AIP Advances (Jan 2022)
Thermal stability study of TC11 titanium alloy thin component after surface nanocrystallization induced by laser shock processing
Abstract
Laser shock peening (LSP) can induce the compressive residual stress (CRS) on the surface of the material, and surface nanocrystallization can be realized with a nanocrystal layer, thereby significantly improving the high-cycle fatigue performance. However, due to weak material constrain and the high working temperature of thin aero-engine compressor blades, CRS and refined grain structure are more likely to result in stress relaxation and microstructural recovery under thermal stress load, resulting in reducing the anti-fatigue effect of LSP. In this paper, on the basis of the surface nanocrystallization induced by LSP, residual stress and microstructure of TC11 titanium alloy thin components were measured and observed. The residual stress relaxation was characterized and the microstructure evolution was discussed. Also, the thermal stability mechanism of CRS and the nanostructure on the surface were analyzed. The experimental results show that after thermal loads, the CRS was decreased, and the stress relaxation amplitude was increased with an increase in temperature.
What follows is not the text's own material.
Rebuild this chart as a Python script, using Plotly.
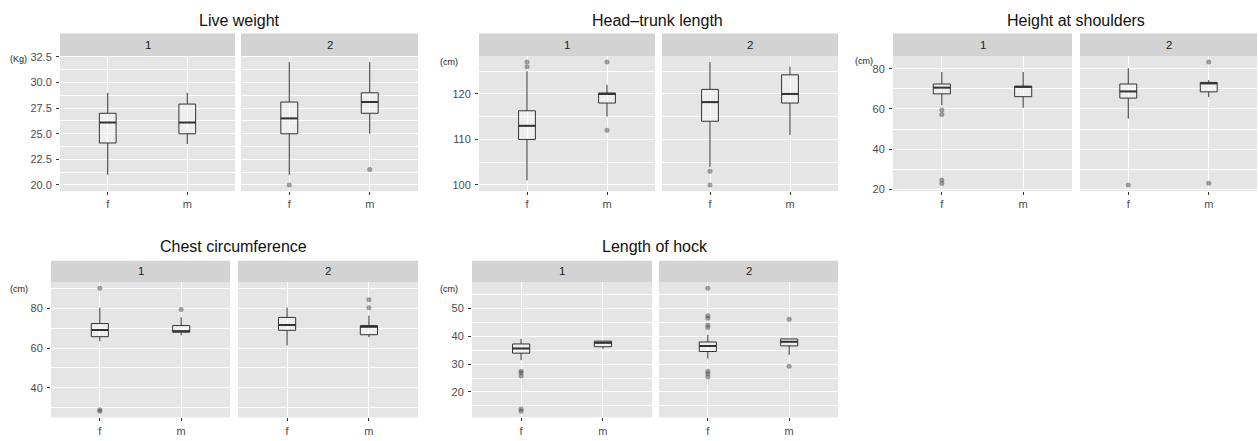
import plotly.graph_objects as go

W, H = 1259, 441

# ---------------- data (order: facet1-f, facet1-m, facet2-f, facet2-m) ----------------
facets = ["1", "2"]
sexes = ["f", "m"]

lw_low = [21.0, 24.0, 21.0, 25.0]
lw_q1 = [24.1, 25.0, 25.0, 27.0]
lw_med = [26.1, 26.1, 26.5, 28.1]
lw_q3 = [27.0, 27.9, 28.1, 29.0]
lw_high = [29.0, 29.0, 32.0, 32.0]
lw_out = [[], [], [20.0], [21.5]]

ht_low = [101.0, 115.0, 104.0, 111.0]
ht_q1 = [110.0, 118.0, 114.0, 118.0]
ht_med = [113.0, 120.0, 118.2, 120.0]
ht_q3 = [116.3, 120.2, 121.0, 124.2]
ht_high = [125.0, 122.0, 127.0, 126.0]
ht_out = [[126.0, 127.0], [112.0, 127.0], [100.0, 103.0], []]

hs_low = [61.9, 60.6, 55.2, 65.9]
hs_q1 = [67.5, 66.1, 65.4, 68.5]
hs_med = [70.6, 71.0, 68.7, 72.7]
hs_q3 = [72.4, 71.3, 72.4, 73.2]
hs_high = [78.4, 78.4, 80.3, 74.3]
hs_out = [[57.3, 59.5, 22.9, 24.7], [], [22.2], [23.0, 83.3]]

cc_low = [63.5, 66.4, 61.3, 65.4]
cc_q1 = [65.7, 68.0, 68.9, 66.7]
cc_med = [69.0, 68.4, 71.6, 70.7]
cc_q3 = [72.3, 71.3, 75.4, 71.3]
cc_high = [80.3, 75.4, 80.3, 76.3]
cc_out = [[90.0, 29.0, 28.2], [79.4], [], [80.2, 84.3]]

lh_low = [31.4, 35.5, 32.0, 33.3]
lh_q1 = [33.9, 36.2, 34.5, 36.5]
lh_med = [35.6, 37.6, 36.5, 38.0]
lh_q3 = [37.2, 38.2, 37.9, 39.0]
lh_high = [39.0, 38.2, 40.5, 39.0]
lh_out = [[27.4, 26.9, 25.7, 13.9, 13.1], [], [57.1, 47.3, 46.4, 44.0, 43.1, 27.4, 26.5, 25.4], [46.0, 29.2]]

titles = ["Live weight", "Head\u2013trunk length", "Height at shoulders",
          "Chest circumference", "Length of hock"]
units = ["(Kg)", "(cm)", "(cm)", "(cm)", "(cm)"]
tick_formats = [".1f", "d", "d", "d", "d"]

measures = [
    (lw_low, lw_q1, lw_med, lw_q3, lw_high, lw_out),
    (ht_low, ht_q1, ht_med, ht_q3, ht_high, ht_out),
    (hs_low, hs_q1, hs_med, hs_q3, hs_high, hs_out),
    (cc_low, cc_q1, cc_med, cc_q3, cc_high, cc_out),
    (lh_low, lh_q1, lh_med, lh_q3, lh_high, lh_out),
]

# ---------------- layout geometry (pixels) ----------------
geom = [
    dict(fx=[(60, 235), (241, 418)], top=52, bot=190, strip=29, tx=239, ty=16, ux=8, uy=55, dt=2.5),
    dict(fx=[(479, 655), (662, 838)], top=52, bot=190, strip=29, tx=657, ty=16, ux=438, uy=58, dt=10),
    dict(fx=[(893, 1072), (1080, 1257)], top=52, bot=190, strip=29, tx=1076, ty=16, ux=853, uy=57, dt=20),
    dict(fx=[(51, 230), (238, 418)], top=283, bot=421, strip=261, tx=233, ty=247, ux=8, uy=290, dt=20),
    dict(fx=[(472, 652), (659, 838)], top=283, bot=421, strip=261, tx=655, ty=247, ux=438, uy=290, dt=10),
]

PANEL_BG = "#E5E5E5"
STRIP_BG = "#D3D3D3"
LINE = "#333333"
TICK_TXT = "#4D4D4D"
FONT = "Liberation Sans, Arial, sans-serif"
BOX_W = 0.21


def px(x):
    return x / W


def py(y):
    return 1 - y / H


fig = go.Figure()
layout = dict(
    width=W, height=H, margin=dict(l=0, r=0, t=0, b=0),
    paper_bgcolor="white", plot_bgcolor=PANEL_BG, showlegend=False,
    font=dict(family=FONT),
)
shapes, annotations = [], []

ax = 0
for p, (meas, g) in enumerate(zip(measures, geom)):
    low, q1, med, q3, high, out = meas
    allv = low + high + [v for o in out for v in o]
    lo, hi = min(allv), max(allv)
    pad = (hi - lo) * 0.05
    yr = [lo - pad, hi + pad]

    for fi, (x0, x1) in enumerate(g["fx"]):
        ax += 1
        xn = "x" if ax == 1 else f"x{ax}"
        yn = "y" if ax == 1 else f"y{ax}"
        layout["xaxis" if ax == 1 else f"xaxis{ax}"] = dict(
            domain=[px(x0), px(x1)], anchor=yn, range=[-0.6, 1.6],
            tickmode="array", tickvals=[0, 1], ticktext=sexes,
            showgrid=True, gridcolor="white", gridwidth=1.1,
            zeroline=False, showline=False,
            ticks="outside", ticklen=3, tickcolor=LINE, tickwidth=1,
            tickfont=dict(size=11, color=TICK_TXT, family=FONT),
            fixedrange=True,
        )
        layout["yaxis" if ax == 1 else f"yaxis{ax}"] = dict(
            domain=[py(g["bot"]), py(g["top"])], anchor=xn, range=yr,
            tick0=0, dtick=g["dt"], tickformat=tick_formats[p],
            showgrid=True, gridcolor="white", gridwidth=1.1,
            minor=dict(tick0=0, dtick=g["dt"] / 2, showgrid=True,
                       gridcolor="white", gridwidth=0.5, ticks=""),
            zeroline=False, showline=False,
            ticks="outside" if fi == 0 else "", ticklen=3, tickcolor=LINE, tickwidth=1,
            showticklabels=(fi == 0), ticklabelstandoff=2,
            tickfont=dict(size=11, color=TICK_TXT, family=FONT),
            fixedrange=True,
        )
        shapes.append(dict(type="rect", xref="paper", yref="paper",
                           x0=px(x0), x1=px(x1), y0=py(g["top"]), y1=py(g["strip"]),
                           fillcolor=STRIP_BG, line=dict(width=0), layer="below"))
        annotations.append(dict(text=facets[fi], xref="paper", yref="paper",
                                x=px((x0 + x1) / 2), y=py((g["top"] + g["strip"]) / 2),
                                showarrow=False, xanchor="center", yanchor="middle",
                                font=dict(size=11.5, color="#1A1A1A", family=FONT)))
        for si in range(2):
            k = fi * 2 + si
            fig.add_trace(go.Box(
                x=[si], q1=[q1[k]], median=[med[k]], q3=[q3[k]],
                lowerfence=[low[k]], upperfence=[high[k]],
                width=BOX_W, whiskerwidth=0, boxpoints=False,
                line=dict(color=LINE, width=1), fillcolor="rgba(255,255,255,0.35)",
                xaxis=xn, yaxis=yn, hoverinfo="skip", showlegend=False,
            ))
            fig.add_trace(go.Scatter(
                x=[si - BOX_W / 2, si + BOX_W / 2], y=[med[k], med[k]], mode="lines",
                line=dict(color=LINE, width=2), xaxis=xn, yaxis=yn,
                hoverinfo="skip", showlegend=False,
            ))
            if out[k]:
                fig.add_trace(go.Scatter(
                    x=[si] * len(out[k]), y=out[k], mode="markers",
                    marker=dict(size=5, color="rgba(70,70,70,0.5)", line=dict(width=0)),
                    xaxis=xn, yaxis=yn, hoverinfo="skip", showlegend=False,
                ))

    annotations.append(dict(text=titles[p], xref="paper", yref="paper",
                            x=px(g["tx"]), y=py(g["ty"]), showarrow=False,
                            xanchor="center", yanchor="middle",
                            font=dict(size=16, color="#111111", family=FONT)))
    annotations.append(dict(text=units[p], xref="paper", yref="paper",
                            x=px(g["ux"]), y=py(g["uy"]), showarrow=False,
                            xanchor="left", yanchor="middle",
                            font=dict(size=9, color="#1A1A1A", family=FONT)))

layout["shapes"] = shapes
layout["annotations"] = annotations
fig.update_layout(**layout)
fig.write_html("out.html")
After annealing at 400 °C, the dislocation density was significantly reduced, but the grain sizes of surface nanostructure did not greatly increase. After annealing at 400 °C for 2 h, the fatigue strength of the LSPed specimen was reduced compared with that before annealing, but it was still increased compared with the original state without LSP, especially under high-power density for multiple LSP treatment. It can be concluded that the surface nanostructure has good stability and effectively retards the initiation of fatigue cracks on the surface, which ensures the effectiveness of LSP under thermal loads.